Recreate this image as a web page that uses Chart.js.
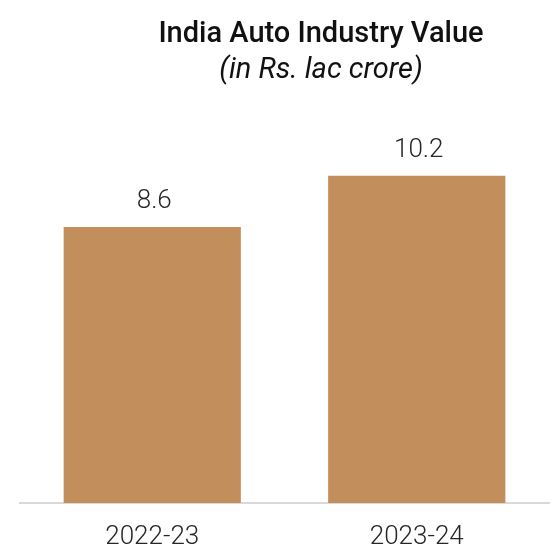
<!DOCTYPE html>
<html>
<head>
<meta charset="utf-8">
<script src="https://cdn.jsdelivr.net/npm/chart.js@4"></script>
<style>
html,body{margin:0;padding:0;background:#fff;}
#wrap{width:555px;height:548px;position:relative;}
</style>
</head>
<body>
<div id="wrap"><canvas id="c" width="555" height="548"></canvas></div>
<script>
const categories = ["2022-23", "2023-24"];
const values = [8.6, 10.2];
const titleText = "India Auto Industry Value";
const subtitleText = "(in Rs. lac crore)";

const titlePlugin = {
  id: 'customTitle',
  afterDraw(chart) {
    const ctx = chart.ctx;
    ctx.save();
    ctx.fillStyle = '#111111';
    ctx.textAlign = 'center';
    ctx.textBaseline = 'alphabetic';
    ctx.font = '500 29px Roboto';
    ctx.fillText(titleText, 321, 42);
    ctx.font = 'italic 400 29px Roboto';
    ctx.fillText(subtitleText, 321, 78);
    ctx.restore();
  }
};

const labelPlugin = {
  id: 'valueLabels',
  afterDatasetsDraw(chart) {
    const ctx = chart.ctx;
    const meta = chart.getDatasetMeta(0);
    ctx.save();
    ctx.fillStyle = '#262626';
    ctx.textAlign = 'center';
    ctx.textBaseline = 'alphabetic';
    ctx.font = '300 26px Roboto';
    meta.data.forEach((bar, i) => {
      ctx.fillText(String(values[i]), bar.x + 2, bar.y - 19);
    });
    ctx.restore();
  }
};

new Chart(document.getElementById('c'), {
  type: 'bar',
  data: {
    labels: categories,
    datasets: [{
      data: values,
      backgroundColor: '#C28F5C',
      borderWidth: 0,
      categoryPercentage: 1.0,
      barPercentage: 0.67
    }]
  },
  options: {
    responsive: false,
    animation: false,
    devicePixelRatio: 1,
    layout: { padding: { top: 118, left: 20, right: 6, bottom: 0 } },
    plugins: { legend: { display: false }, title: { display: false }, tooltip: { enabled: false } },
    scales: {
      x: {
        grid: { display: false, drawTicks: false },
        border: { display: true, color: '#d9d9d9', width: 2 },
        ticks: { color: '#262626', font: { family: 'Roboto', size: 26, weight: '300' }, padding: 19 },
        afterFit(scale) { scale.height = 45; }
      },
      y: {
        display: false,
        min: 0,
        max: 12
      }
    }
  },
  plugins: [titlePlugin, labelPlugin]
});
</script>
</body>
</html>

--------------------

▶ The task: Reproduce every line of the material precisely, omitting its pictures.

▶ Answer to the problem:
Recreate this image as a web page that uses Chart.js.
<!DOCTYPE html>
<html>
<head>
<meta charset="utf-8">
<script src="https://cdn.jsdelivr.net/npm/chart.js@4"></script>
<style>
html,body{margin:0;padding:0;background:#fff;}
#wrap{width:555px;height:548px;position:relative;}
</style>
</head>
<body>
<div id="wrap"><canvas id="c" width="555" height="548"></canvas></div>
<script>
const categories = ["2022-23", "2023-24"];
const values = [8.6, 10.2];
const titleText = "India Auto Industry Value";
const subtitleText = "(in Rs. lac crore)";

const titlePlugin = {
  id: 'customTitle',
  afterDraw(chart) {
    const ctx = chart.ctx;
    ctx.save();
    ctx.fillStyle = '#111111';
    ctx.textAlign = 'center';
    ctx.textBaseline = 'alphabetic';
    ctx.font = '500 29px Roboto';
    ctx.fillText(titleText, 321, 42);
    ctx.font = 'italic 400 29px Roboto';
    ctx.fillText(subtitleText, 321, 78);
    ctx.restore();
  }
};

const labelPlugin = {
  id: 'valueLabels',
  afterDatasetsDraw(chart) {
    const ctx = chart.ctx;
    const meta = chart.getDatasetMeta(0);
    ctx.save();
    ctx.fillStyle = '#262626';
    ctx.textAlign = 'center';
    ctx.textBaseline = 'alphabetic';
    ctx.font = '300 26px Roboto';
    meta.data.forEach((bar, i) => {
      ctx.fillText(String(values[i]), bar.x + 2, bar.y - 19);
    });
    ctx.restore();
  }
};

new Chart(document.getElementById('c'), {
  type: 'bar',
  data: {
    labels: categories,
    datasets: [{
      data: values,
      backgroundColor: '#C28F5C',
      borderWidth: 0,
      categoryPercentage: 1.0,
      barPercentage: 0.67
    }]
  },
  options: {
    responsive: false,
    animation: false,
    devicePixelRatio: 1,
    layout: { padding: { top: 118, left: 20, right: 6, bottom: 0 } },
    plugins: { legend: { display: false }, title: { display: false }, tooltip: { enabled: false } },
    scales: {
      x: {
        grid: { display: false, drawTicks: false },
        border: { display: true, color: '#d9d9d9', width: 2 },
        ticks: { color: '#262626', font: { family: 'Roboto', size: 26, weight: '300' }, padding: 19 },
        afterFit(scale) { scale.height = 45; }
      },
      y: {
        display: false,
        min: 0,
        max: 12
      }
    }
  },
  plugins: [titlePlugin, labelPlugin]
});
</script>
</body>
</html>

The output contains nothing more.